Baltic Trading raised $228 million (Dh836.76m) in its IPO, pricing the 16.3 million common shares at $14 each, the lower end of the target range of $14 to $16. The company used the proceeds in the purchase of six ships.
Baltic fell 10 cents, or 0.7 per cent, to $13.90 on the New York Stock Exchange yesterday. The shares fell 0.3 per cent in their first day of trading March 10, reached as high as $14.27 on March 11 and dropped as low as $13.05 on March 19.
"I don't think you ever expect shares to trade below IPO," Wobensmith said. "We were surprised by it."
Baltic Trading is "an equity-financed company" and will use debt only as a short-term bridge facility, Wobensmith said, adding that more equity offerings are planned to expand the fleet.
"We are definitely planning this year, but it all comes down to finding the right assets, being comfortable with what you are paying and the return numbers, and obviously the equity market," he said.
Baltic Trading's initial fleet includes two 2010-built capesize vessels, which can carry 177,000 metric tonnes of commodities, and four 2009-built supramaxes, which can haul 53,000 metric tonnes of commodities.

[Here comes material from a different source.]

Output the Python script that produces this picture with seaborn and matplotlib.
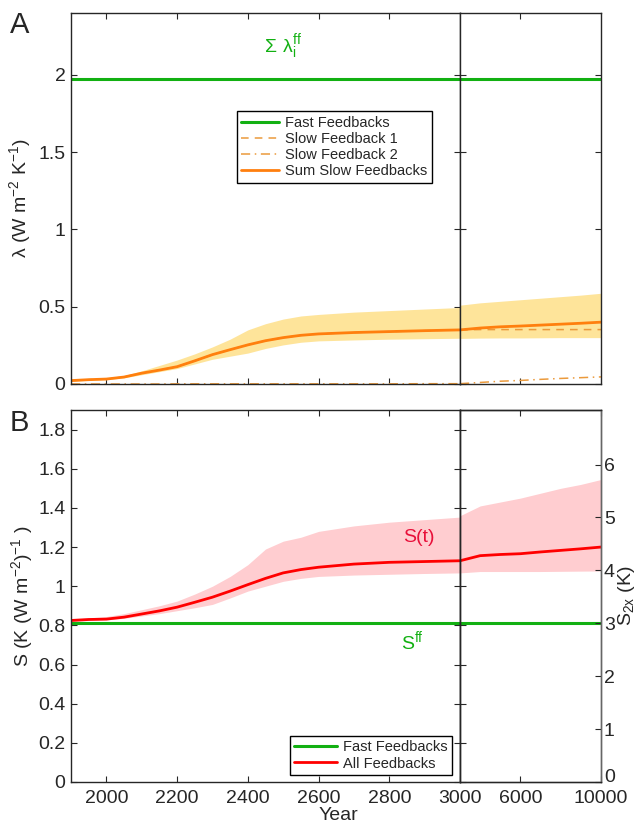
import numpy as np
import pandas as pd
import matplotlib
matplotlib.use('Agg')
import matplotlib.pyplot as plt
import matplotlib.transforms as mtransforms
import seaborn as sns

# ---------------- data ----------------
years_left = [1900, 1950, 2000, 2050, 2100, 2150, 2200, 2250, 2300, 2350,
              2400, 2450, 2500, 2550, 2600, 2700, 2800, 2900, 3000]
years_right = [3000, 4000, 5000, 6000, 7000, 8000, 9000, 10000]

lam_fast = 1.97
lam_sum_left = [0.022, 0.028, 0.032, 0.045, 0.070, 0.090, 0.112, 0.150, 0.190, 0.222,
                0.253, 0.280, 0.300, 0.315, 0.324, 0.333, 0.339, 0.345, 0.350]
lam_hi_left = [0.025, 0.032, 0.040, 0.055, 0.085, 0.120, 0.155, 0.195, 0.240, 0.290,
               0.350, 0.390, 0.420, 0.440, 0.450, 0.465, 0.475, 0.485, 0.495]
lam_lo_left = [0.017, 0.024, 0.028, 0.040, 0.060, 0.080, 0.100, 0.130, 0.160, 0.180,
               0.200, 0.230, 0.253, 0.270, 0.279, 0.285, 0.290, 0.293, 0.296]
slow1_left = lam_sum_left
slow2_left = [0.0, 0.0, 0.0, 0.0, 0.0, 0.0, 0.001, 0.001, 0.001, 0.001,
              0.001, 0.001, 0.001, 0.001, 0.001, 0.001, 0.001, 0.002, 0.002]

lam_sum_right = [0.350, 0.362, 0.370, 0.375, 0.381, 0.387, 0.393, 0.400]
lam_hi_right = [0.510, 0.525, 0.535, 0.545, 0.555, 0.565, 0.575, 0.587]
lam_lo_right = [0.295, 0.297, 0.298, 0.298, 0.299, 0.300, 0.300, 0.300]
slow1_right = [0.350, 0.352, 0.352, 0.352, 0.352, 0.352, 0.352, 0.352]
slow2_right = [0.002, 0.010, 0.018, 0.023, 0.030, 0.036, 0.041, 0.046]

S_fast = 0.81
S_left = [0.825, 0.830, 0.832, 0.842, 0.858, 0.874, 0.893, 0.918, 0.944, 0.975,
          1.008, 1.040, 1.068, 1.085, 1.097, 1.113, 1.122, 1.126, 1.130]
S_hi_left = [0.830, 0.838, 0.845, 0.860, 0.880, 0.900, 0.924, 0.960, 1.000, 1.050,
             1.110, 1.190, 1.230, 1.250, 1.280, 1.308, 1.327, 1.340, 1.353]
S_lo_left = [0.820, 0.825, 0.828, 0.836, 0.848, 0.860, 0.875, 0.890, 0.907, 0.940,
             0.975, 1.000, 1.025, 1.040, 1.050, 1.057, 1.061, 1.065, 1.068]
S_right = [1.130, 1.156, 1.162, 1.166, 1.175, 1.183, 1.191, 1.200]
S_hi_right = [1.360, 1.410, 1.430, 1.450, 1.475, 1.500, 1.520, 1.545]
S_lo_right = [1.068, 1.075, 1.075, 1.075, 1.075, 1.076, 1.077, 1.078]

F2x = 3.7  # conversion to S_2x (K)

left_ticks = [2000, 2200, 2400, 2600, 2800, 3000]
right_ticks = [6000, 10000]

# ---------------- style ----------------
sns.set_style('ticks')
plt.rcParams['font.family'] = ['Liberation Sans', 'DejaVu Sans']
plt.rcParams['mathtext.default'] = 'regular'
plt.rcParams['axes.linewidth'] = 1.0

GREEN = '#12b012'
ORANGE = '#ff7f0e'
ORANGE_LT = '#eb9a3c'
YELLOW = '#fee49a'
RED = '#ff0000'
PINK = '#ffcdd0'
TS = 14   # tick label size
LS = 14   # axis label size
LEG = 10.5

W, H = 644, 825
fig = plt.figure(figsize=(W / 100, H / 100), dpi=100)


def ax_at(x0, y0, x1, y1):
    return fig.add_axes([x0 / W, 1 - y1 / H, (x1 - x0) / W, (y1 - y0) / H])


XL, XD, XR = 71, 460, 601
axAL = ax_at(XL, 13, XD, 384)
axAR = ax_at(XD, 13, XR, 384)
axBL = ax_at(XL, 410, XD, 782)
axBR = ax_at(XD, 410, XR, 782)

dfL = pd.DataFrame({'year': years_left, 'sum': lam_sum_left, 's1': slow1_left,
                    's2': slow2_left, 'S': S_left})
dfR = pd.DataFrame({'year': years_right, 'sum': lam_sum_right, 's1': slow1_right,
                    's2': slow2_right, 'S': S_right})

# ---------------- panel A ----------------
for ax, yrs, lo, hi, df, xlim in [
        (axAL, years_left, lam_lo_left, lam_hi_left, dfL, (1900, 3000)),
        (axAR, years_right, lam_lo_right, lam_hi_right, dfR, (3000, 10000))]:
    ax.fill_between(yrs, lo, hi, color=YELLOW, lw=0)
    sns.lineplot(x=[xlim[0], xlim[1]], y=[lam_fast, lam_fast], ax=ax, color=GREEN,
                 lw=2.2, label='Fast Feedbacks')
    sns.lineplot(data=df, x='year', y='s1', ax=ax, color=ORANGE_LT, lw=1.1,
                 ls=(0, (5, 4)), label='Slow Feedback 1')
    sns.lineplot(data=df, x='year', y='s2', ax=ax, color=ORANGE_LT, lw=1.1,
                 ls=(0, (6, 3, 1, 3)), label='Slow Feedback 2')
    sns.lineplot(data=df, x='year', y='sum', ax=ax, color=ORANGE, lw=2.0,
                 label='Sum Slow Feedbacks')
    ax.set_xlim(*xlim)
    ax.set_ylim(0, 2.4)
    ax.set_yticks([0, 0.5, 1, 1.5, 2])
    ax.set_xlabel('')
    ax.set_ylabel('')

axAL.set_yticklabels(['0', '0.5', '1', '1.5', '2'])
axAL.set_xticks(left_ticks[:-1])
axAL.set_xticklabels([])
axAR.set_xticks(right_ticks[:-1])
axAR.set_xticklabels([])
axAR.set_yticklabels([])
axAR.get_legend().remove()
axAL.legend(loc='upper left', bbox_to_anchor=(0.427, 0.735), fontsize=LEG,
            frameon=True, fancybox=False, edgecolor='black', framealpha=1,
            handlelength=2.6, borderpad=0.3, labelspacing=0.15, handletextpad=0.4,
            borderaxespad=0)
axAL.get_legend().get_frame().set_linewidth(1.0)
axAL.set_ylabel(r'$\lambda$ (W m$^{-2}$ K$^{-1}$)', fontsize=LS, labelpad=4)
axAL.text(2500, 2.18, r'$\Sigma\ \lambda_i^{ff}$', color=GREEN, fontsize=LS,
          ha='center', va='center')

# ---------------- panel B ----------------
for ax, yrs, lo, hi, df, xlim in [
        (axBL, years_left, S_lo_left, S_hi_left, dfL, (1900, 3000)),
        (axBR, years_right, S_lo_right, S_hi_right, dfR, (3000, 10000))]:
    ax.fill_between(yrs, lo, hi, color=PINK, lw=0)
    sns.lineplot(x=[xlim[0], xlim[1]], y=[S_fast, S_fast], ax=ax, color=GREEN,
                 lw=2.2, label='Fast Feedbacks')
    sns.lineplot(data=df, x='year', y='S', ax=ax, color=RED, lw=2.0,
                 label='All Feedbacks')
    ax.set_xlim(*xlim)
    ax.set_ylim(0, 1.9)
    ax.set_yticks(np.arange(0, 1.81, 0.2))
    ax.set_xlabel('')
    ax.set_ylabel('')

axBL.set_yticklabels(['0', '0.2', '0.4', '0.6', '0.8', '1', '1.2', '1.4', '1.6', '1.8'])
axBL.set_xticks(left_ticks)
axBL.set_xticklabels([str(t) for t in left_ticks])
axBR.set_xticks(right_ticks)
axBR.set_xticklabels([str(t) for t in right_ticks])
axBR.set_yticklabels([])
axBR.get_legend().remove()
axBL.legend(loc='lower left', bbox_to_anchor=(0.563, 0.019), fontsize=LEG,
            frameon=True, fancybox=False, edgecolor='black', framealpha=1,
            handlelength=2.9, borderpad=0.3, labelspacing=0.15, handletextpad=0.4,
            borderaxespad=0)
axBL.get_legend().get_frame().set_linewidth(1.0)
axBL.set_ylabel(r'S (K (W m$^{-2}$)$^{-1}$ )', fontsize=LS, labelpad=2)
axBL.text(2885, 1.25, 'S(t)', color='#e8103a', fontsize=LS, ha='center', va='center')
axBL.text(2865, 0.72, r'S$^{ff}$', color=GREEN, fontsize=LS, ha='center', va='center')

# right axis S_2x
axT = axBR.twinx()
axT.set_ylim(0, 1.9 * F2x)
axT.set_yticks([0, 1, 2, 3, 4, 5, 6])
axT.set_yticklabels(['0', '1', '2', '3', '4', '5', '6'])
axT.tick_params(axis='y', direction='in', length=4, labelsize=TS, pad=2)
axT.set_ylabel(r'S$_{2x}$ (K)', fontsize=LS, labelpad=1)
axT.spines['right'].set_color('#666666')
axBR.spines['bottom'].set_color('#777777')
axBR.spines['right'].set_color('#666666')

# ticks
for ax in [axAL, axAR, axBL, axBR]:
    ax.tick_params(axis='both', which='both', direction='in', length=4,
                   top=True, right=True, left=True, labelsize=TS, pad=4)
    ax.tick_params(axis='x', pad=6)
axBR.tick_params(axis='y', right=False)
axAR.tick_params(axis='y', labelleft=False)
axBR.tick_params(axis='y', labelleft=False)

# lift the S_2x "0" label a little so it clears the "10000" year label
zero_lbl = axT.yaxis.get_major_ticks()[0].label2
zero_lbl.set_transform(zero_lbl.get_transform() +
                       mtransforms.ScaledTranslation(0, 5 / 72, fig.dpi_scale_trans))

fig.text(338 / W, 1 - 816 / H, 'Year', ha='center', va='center', fontsize=14)
fig.text(10 / W, 1 - 25 / H, 'A', ha='left', va='center', fontsize=21)
fig.text(10 / W, 1 - 423 / H, 'B', ha='left', va='center', fontsize=21)

fig.savefig('out.png', dpi=100)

Because of zero interest costs, the break-even rate for the capesize will be relatively lower at about $7,000 a day, Wobensmith said. Capesize rates averaged $35,250 a day as of April 1, according to the Baltic Exchange. The Baltic Capesize Index fell 1.5 per cent to 3,377 yesterday.
Baltic Index declines
The Baltic Dry Index fell again as rates dropped to hire larger iron-ore and coal transporters on trans-Atlantic voyages on Tuesday.
The index tracking transport costs on international trade routes declined 10 points, or 0.3 per cent, to 2,981 points, according to the Baltic Exchange. Rates to charter a capesize ship, the biggest in the gauge, for a 30- to 45-day Atlantic Ocean trip starting and ending in Western Europe slid 3.6 per cent to $28,136 a day, the lowest since September 25.
Shipping rates may find support after iron-ore producer Vale said it switched to quarterly supply accords from annual agreements, according to Dahlman Rose. More ore is hauled at sea than any other dry-bulk good. The change permits a "more flexible approach", said Vale, the world's biggest producer of the steelmaking raw material.
"With more stability and increased visibility into iron-ore pricing, we believe the dry-bulk market can begin to better reflect the stronger environment," Omar Nokta, head of research at Dahlman in New York, said in an e-mailed note. The announcement from Vale was "a positive step", he said.
Rates to hire capesizes, capable of hauling 155,000 metric-tonne cargoes, fell 2.4 per cent on Tuesday to $29,919 a day. They will average $35,750 a day this quarter, according to forward freight agreement data from Imarex ASA. FFAs are used to bet on or hedge against future movements in shipping hire rates.